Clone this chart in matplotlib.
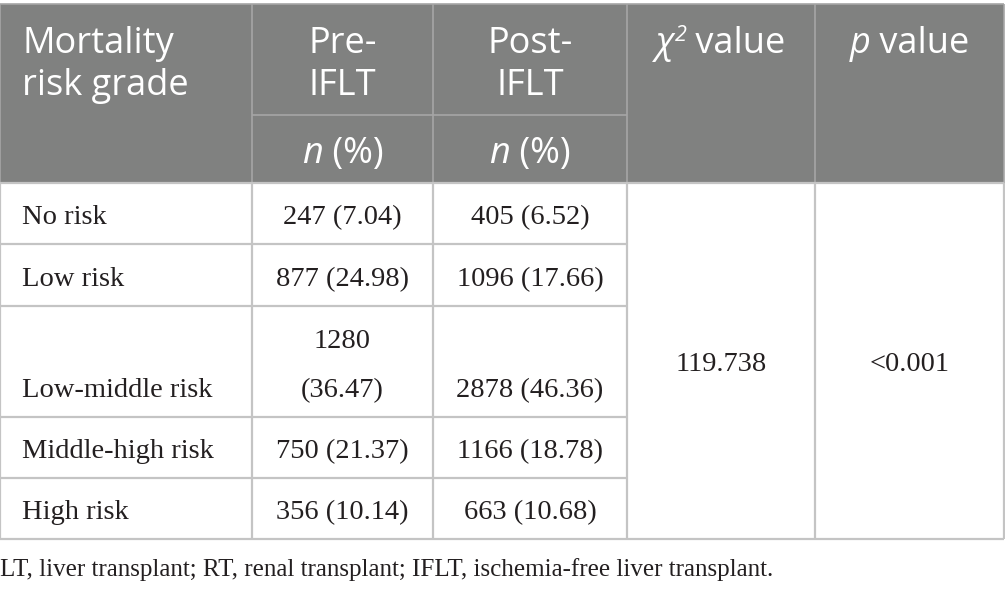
import matplotlib
matplotlib.use("Agg")
import matplotlib.pyplot as plt

# ---- data ----
grades = ["No risk", "Low risk", "Low-middle risk", "Middle-high risk", "High risk"]
pre_iflt = ["247 (7.04)", "877 (24.98)", "1280\n(36.47)", "750 (21.37)", "356 (10.14)"]
post_iflt = ["405 (6.52)", "1096 (17.66)", "2878 (46.36)", "1166 (18.78)", "663 (10.68)"]
chi2_value = "119.738"
p_value = "<0.001"
header_first = "Mortality\nrisk grade"
header_pre = "Pre-\nIFLT"
header_post = "Post-\nIFLT"
sub_header = "n (%)"
footnote = "LT, liver transplant; RT, renal transplant; IFLT, ischemia-free liver transplant."

# ---- layout (pixels) ----
W, H = 1005, 592
col_edges = [0, 252, 433, 627, 815, 1004]
head_top, head_mid, head_bot = 4, 115, 183
row_edges = [183, 244, 306, 417, 478, 539]

HEAD_BG = "#808180"
HEAD_LINE = "#a6a6a6"
GRID = "#c4c4c4"
SANS = "Open Sans"
SERIF = "Liberation Serif"
HFS = 26
BFS = 20.5

fig = plt.figure(figsize=(W / 100, H / 100), dpi=100)
ax = fig.add_axes([0, 0, 1, 1])
ax.set_xlim(0, W)
ax.set_ylim(H, 0)
ax.axis("off")

# header background
ax.fill_between([col_edges[0], col_edges[-1]], head_top, head_bot, color=HEAD_BG, lw=0)
ax.hlines(head_top, col_edges[0], col_edges[-1], color=HEAD_LINE, lw=1.2)
ax.hlines(head_mid, col_edges[1], col_edges[3], color=HEAD_LINE, lw=1.2)
ax.vlines(col_edges[1:-1], head_top, head_bot, color=HEAD_LINE, lw=1.2)
ax.vlines([col_edges[0], col_edges[-1]], head_top, head_bot, color=HEAD_LINE, lw=1.2)

# body grid
ax.hlines(row_edges[0], col_edges[0], col_edges[-1], color=GRID, lw=1.6)
ax.hlines(row_edges[-1], col_edges[0], col_edges[-1], color=GRID, lw=1.6)
ax.hlines(row_edges[1:-1], col_edges[0], col_edges[3], color=GRID, lw=1.6)
ax.vlines(col_edges, row_edges[0], row_edges[-1], color=GRID, lw=1.6)

fig.canvas.draw()
renderer = fig.canvas.get_renderer()


def run_text(xc, y, runs):
    """runs: list of (text, dict(style)); centered at xc, baseline y."""
    widths = []
    arts = []
    for txt, st in runs:
        t = ax.text(0, y + st.get("dy", 0), txt, va="baseline", ha="left",
                    **{k: v for k, v in st.items() if k != "dy"})
        bb = t.get_window_extent(renderer)
        widths.append(bb.width)
        arts.append(t)
    total = sum(widths)
    x = xc - total / 2
    for t, w in zip(arts, widths):
        t.set_x(x)
        x += w


hstyle = dict(family=SANS, fontsize=HFS, color="white")

# header texts
ax.text(22, 53, "Mortality", ha="left", va="baseline", **hstyle)
ax.text(22, 95, "risk grade", ha="left", va="baseline", **hstyle)
for lbl, c in ((header_pre, 1), (header_post, 2)):
    xc = (col_edges[c] + col_edges[c + 1]) / 2
    l1, l2 = lbl.split("\n")
    ax.text(xc, 53, l1, ha="center", va="baseline", **hstyle)
    ax.text(xc, 95, l2, ha="center", va="baseline", **hstyle)
    run_text(xc, 163, [("n", dict(hstyle, style="italic")), (" (%)", hstyle)])

run_text((col_edges[3] + col_edges[4]) / 2, 53,
         [("χ", dict(hstyle, style="italic")),
          ("2", dict(hstyle, style="italic", fontsize=HFS * 0.6, dy=-12)),
          (" value", hstyle)])
run_text((col_edges[4] + col_edges[5]) / 2, 53,
         [("p", dict(hstyle, style="italic")), (" value", hstyle)])

# body texts
bstyle = dict(family=SERIF, fontsize=BFS, color="#231f20")
line_gap = 49
for i in range(len(grades)):
    base = row_edges[i + 1] - 20
    ax.text(22, base, grades[i], ha="left", va="baseline", **bstyle)
    for c, vals in ((1, pre_iflt), (2, post_iflt)):
        xc = (col_edges[c] + col_edges[c + 1]) / 2
        lines = vals[i].split("\n")
        for k, ln in enumerate(lines):
            ax.text(xc, base - (len(lines) - 1 - k) * line_gap, ln,
                    ha="center", va="baseline", **bstyle)

mid_y = (row_edges[0] + row_edges[-1]) / 2 + 10
ax.text((col_edges[3] + col_edges[4]) / 2, mid_y, chi2_value, ha="center", va="baseline", **bstyle)
ax.text((col_edges[4] + col_edges[5]) / 2, mid_y, p_value, ha="center", va="baseline", **bstyle)

ax.text(0, 576, footnote, ha="left", va="baseline", family=SERIF, fontsize=18, color="#231f20")

fig.savefig("out.png", dpi=100)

# # # # #

From the first line above to the line containing "import matplotlib.pyplot as plt", repeat each line exactly. Pictures stay out.

Clone this chart in matplotlib.
import matplotlib
matplotlib.use("Agg")
import matplotlib.pyplot as plt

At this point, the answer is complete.